**What you are asked to do**
Give back the full listing, character for character, with no pictures.

* BEGIN *

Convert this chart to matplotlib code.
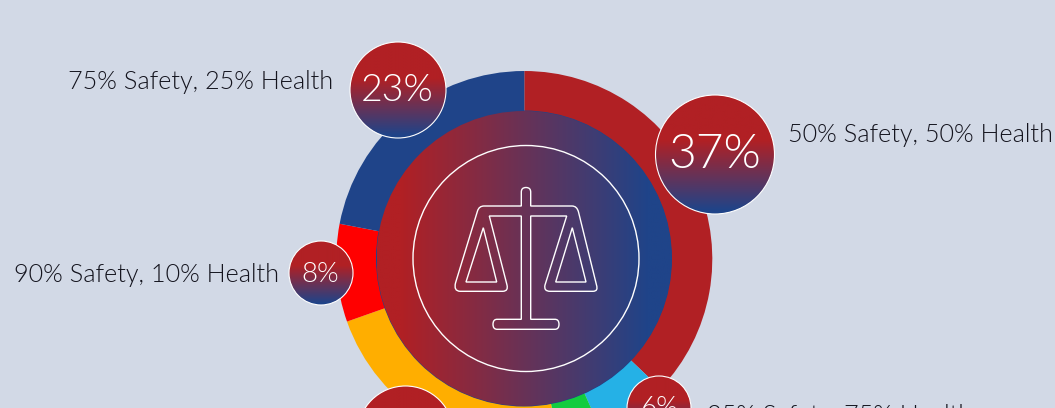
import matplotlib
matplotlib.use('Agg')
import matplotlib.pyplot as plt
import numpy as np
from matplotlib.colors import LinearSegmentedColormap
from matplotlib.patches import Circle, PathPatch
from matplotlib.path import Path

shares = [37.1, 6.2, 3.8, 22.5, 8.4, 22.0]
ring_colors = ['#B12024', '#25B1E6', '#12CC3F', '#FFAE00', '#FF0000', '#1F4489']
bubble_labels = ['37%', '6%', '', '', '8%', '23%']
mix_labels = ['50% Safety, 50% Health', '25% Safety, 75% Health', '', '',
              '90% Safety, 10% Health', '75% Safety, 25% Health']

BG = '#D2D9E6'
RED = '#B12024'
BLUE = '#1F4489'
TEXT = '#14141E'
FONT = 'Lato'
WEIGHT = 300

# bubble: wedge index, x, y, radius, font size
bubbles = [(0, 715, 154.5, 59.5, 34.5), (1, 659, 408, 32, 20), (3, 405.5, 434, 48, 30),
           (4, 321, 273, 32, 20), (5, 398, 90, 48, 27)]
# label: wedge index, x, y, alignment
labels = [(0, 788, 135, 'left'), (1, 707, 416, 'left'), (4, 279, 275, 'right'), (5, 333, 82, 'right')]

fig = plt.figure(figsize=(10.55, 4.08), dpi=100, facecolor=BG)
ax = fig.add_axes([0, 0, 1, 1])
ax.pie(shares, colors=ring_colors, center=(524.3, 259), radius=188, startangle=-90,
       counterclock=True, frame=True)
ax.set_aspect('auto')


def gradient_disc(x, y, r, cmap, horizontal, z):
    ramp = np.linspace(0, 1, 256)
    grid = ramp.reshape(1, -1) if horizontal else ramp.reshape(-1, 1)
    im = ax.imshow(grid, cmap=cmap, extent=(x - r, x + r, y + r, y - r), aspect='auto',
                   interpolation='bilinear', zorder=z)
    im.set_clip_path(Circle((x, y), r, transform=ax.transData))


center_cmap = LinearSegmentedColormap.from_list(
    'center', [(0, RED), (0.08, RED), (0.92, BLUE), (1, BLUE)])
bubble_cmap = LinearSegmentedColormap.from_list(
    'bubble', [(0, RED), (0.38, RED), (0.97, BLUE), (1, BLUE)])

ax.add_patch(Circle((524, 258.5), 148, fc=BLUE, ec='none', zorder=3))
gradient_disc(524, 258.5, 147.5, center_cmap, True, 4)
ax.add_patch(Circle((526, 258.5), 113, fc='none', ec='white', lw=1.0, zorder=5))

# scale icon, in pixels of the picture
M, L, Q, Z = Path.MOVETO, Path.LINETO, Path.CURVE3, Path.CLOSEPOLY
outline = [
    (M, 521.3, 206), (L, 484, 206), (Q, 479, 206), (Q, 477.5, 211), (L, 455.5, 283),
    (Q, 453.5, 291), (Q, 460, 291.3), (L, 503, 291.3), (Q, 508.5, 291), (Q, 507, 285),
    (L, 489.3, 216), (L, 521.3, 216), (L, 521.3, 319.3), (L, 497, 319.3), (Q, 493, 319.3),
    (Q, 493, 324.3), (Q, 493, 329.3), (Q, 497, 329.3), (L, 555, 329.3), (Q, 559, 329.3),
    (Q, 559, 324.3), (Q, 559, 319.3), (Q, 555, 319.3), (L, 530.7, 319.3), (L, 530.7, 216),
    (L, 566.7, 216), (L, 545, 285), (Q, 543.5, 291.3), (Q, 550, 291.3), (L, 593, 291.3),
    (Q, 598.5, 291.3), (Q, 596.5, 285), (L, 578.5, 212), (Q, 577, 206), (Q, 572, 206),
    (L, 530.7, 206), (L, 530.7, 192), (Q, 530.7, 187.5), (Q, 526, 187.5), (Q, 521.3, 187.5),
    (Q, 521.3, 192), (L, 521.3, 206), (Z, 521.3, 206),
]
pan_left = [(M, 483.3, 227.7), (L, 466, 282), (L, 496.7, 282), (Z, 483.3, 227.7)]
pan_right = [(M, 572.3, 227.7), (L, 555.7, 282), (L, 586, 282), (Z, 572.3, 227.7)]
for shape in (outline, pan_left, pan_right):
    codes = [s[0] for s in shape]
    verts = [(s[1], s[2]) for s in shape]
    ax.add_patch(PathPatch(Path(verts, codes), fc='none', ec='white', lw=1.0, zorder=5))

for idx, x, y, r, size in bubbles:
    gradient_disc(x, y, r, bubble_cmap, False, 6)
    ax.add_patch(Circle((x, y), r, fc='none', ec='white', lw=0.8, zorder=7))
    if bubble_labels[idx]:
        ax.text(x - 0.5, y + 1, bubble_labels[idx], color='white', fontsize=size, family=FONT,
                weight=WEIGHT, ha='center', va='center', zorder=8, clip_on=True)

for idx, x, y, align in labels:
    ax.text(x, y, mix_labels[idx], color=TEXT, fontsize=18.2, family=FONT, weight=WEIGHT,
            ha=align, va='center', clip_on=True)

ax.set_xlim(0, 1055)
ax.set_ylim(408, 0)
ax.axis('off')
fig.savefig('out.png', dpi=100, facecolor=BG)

* END *

**Task output**
Convert this chart to matplotlib code.
import matplotlib
matplotlib.use('Agg')
import matplotlib.pyplot as plt
import numpy as np
from matplotlib.colors import LinearSegmentedColormap
from matplotlib.patches import Circle, PathPatch
from matplotlib.path import Path

shares = [37.1, 6.2, 3.8, 22.5, 8.4, 22.0]
ring_colors = ['#B12024', '#25B1E6', '#12CC3F', '#FFAE00', '#FF0000', '#1F4489']
bubble_labels = ['37%', '6%', '', '', '8%', '23%']
mix_labels = ['50% Safety, 50% Health', '25% Safety, 75% Health', '', '',
              '90% Safety, 10% Health', '75% Safety, 25% Health']

BG = '#D2D9E6'
RED = '#B12024'
BLUE = '#1F4489'
TEXT = '#14141E'
FONT = 'Lato'
WEIGHT = 300

# bubble: wedge index, x, y, radius, font size
bubbles = [(0, 715, 154.5, 59.5, 34.5), (1, 659, 408, 32, 20), (3, 405.5, 434, 48, 30),
           (4, 321, 273, 32, 20), (5, 398, 90, 48, 27)]
# label: wedge index, x, y, alignment
labels = [(0, 788, 135, 'left'), (1, 707, 416, 'left'), (4, 279, 275, 'right'), (5, 333, 82, 'right')]

fig = plt.figure(figsize=(10.55, 4.08), dpi=100, facecolor=BG)
ax = fig.add_axes([0, 0, 1, 1])
ax.pie(shares, colors=ring_colors, center=(524.3, 259), radius=188, startangle=-90,
       counterclock=True, frame=True)
ax.set_aspect('auto')


def gradient_disc(x, y, r, cmap, horizontal, z):
    ramp = np.linspace(0, 1, 256)
    grid = ramp.reshape(1, -1) if horizontal else ramp.reshape(-1, 1)
    im = ax.imshow(grid, cmap=cmap, extent=(x - r, x + r, y + r, y - r), aspect='auto',
                   interpolation='bilinear', zorder=z)
    im.set_clip_path(Circle((x, y), r, transform=ax.transData))


center_cmap = LinearSegmentedColormap.from_list(
    'center', [(0, RED), (0.08, RED), (0.92, BLUE), (1, BLUE)])
bubble_cmap = LinearSegmentedColormap.from_list(
    'bubble', [(0, RED), (0.38, RED), (0.97, BLUE), (1, BLUE)])

ax.add_patch(Circle((524, 258.5), 148, fc=BLUE, ec='none', zorder=3))
gradient_disc(524, 258.5, 147.5, center_cmap, True, 4)
ax.add_patch(Circle((526, 258.5), 113, fc='none', ec='white', lw=1.0, zorder=5))

# scale icon, in pixels of the picture
M, L, Q, Z = Path.MOVETO, Path.LINETO, Path.CURVE3, Path.CLOSEPOLY
outline = [
    (M, 521.3, 206), (L, 484, 206), (Q, 479, 206), (Q, 477.5, 211), (L, 455.5, 283),
    (Q, 453.5, 291), (Q, 460, 291.3), (L, 503, 291.3), (Q, 508.5, 291), (Q, 507, 285),
    (L, 489.3, 216), (L, 521.3, 216), (L, 521.3, 319.3), (L, 497, 319.3), (Q, 493, 319.3),
    (Q, 493, 324.3), (Q, 493, 329.3), (Q, 497, 329.3), (L, 555, 329.3), (Q, 559, 329.3),
    (Q, 559, 324.3), (Q, 559, 319.3), (Q, 555, 319.3), (L, 530.7, 319.3), (L, 530.7, 216),
    (L, 566.7, 216), (L, 545, 285), (Q, 543.5, 291.3), (Q, 550, 291.3), (L, 593, 291.3),
    (Q, 598.5, 291.3), (Q, 596.5, 285), (L, 578.5, 212), (Q, 577, 206), (Q, 572, 206),
    (L, 530.7, 206), (L, 530.7, 192), (Q, 530.7, 187.5), (Q, 526, 187.5), (Q, 521.3, 187.5),
    (Q, 521.3, 192), (L, 521.3, 206), (Z, 521.3, 206),
]
pan_left = [(M, 483.3, 227.7), (L, 466, 282), (L, 496.7, 282), (Z, 483.3, 227.7)]
pan_right = [(M, 572.3, 227.7), (L, 555.7, 282), (L, 586, 282), (Z, 572.3, 227.7)]
for shape in (outline, pan_left, pan_right):
    codes = [s[0] for s in shape]
    verts = [(s[1], s[2]) for s in shape]
    ax.add_patch(PathPatch(Path(verts, codes), fc='none', ec='white', lw=1.0, zorder=5))

for idx, x, y, r, size in bubbles:
    gradient_disc(x, y, r, bubble_cmap, False, 6)
    ax.add_patch(Circle((x, y), r, fc='none', ec='white', lw=0.8, zorder=7))
    if bubble_labels[idx]:
        ax.text(x - 0.5, y + 1, bubble_labels[idx], color='white', fontsize=size, family=FONT,
                weight=WEIGHT, ha='center', va='center', zorder=8, clip_on=True)

for idx, x, y, align in labels:
    ax.text(x, y, mix_labels[idx], color=TEXT, fontsize=18.2, family=FONT, weight=WEIGHT,
            ha=align, va='center', clip_on=True)

ax.set_xlim(0, 1055)
ax.set_ylim(408, 0)
ax.axis('off')
fig.savefig('out.png', dpi=100, facecolor=BG)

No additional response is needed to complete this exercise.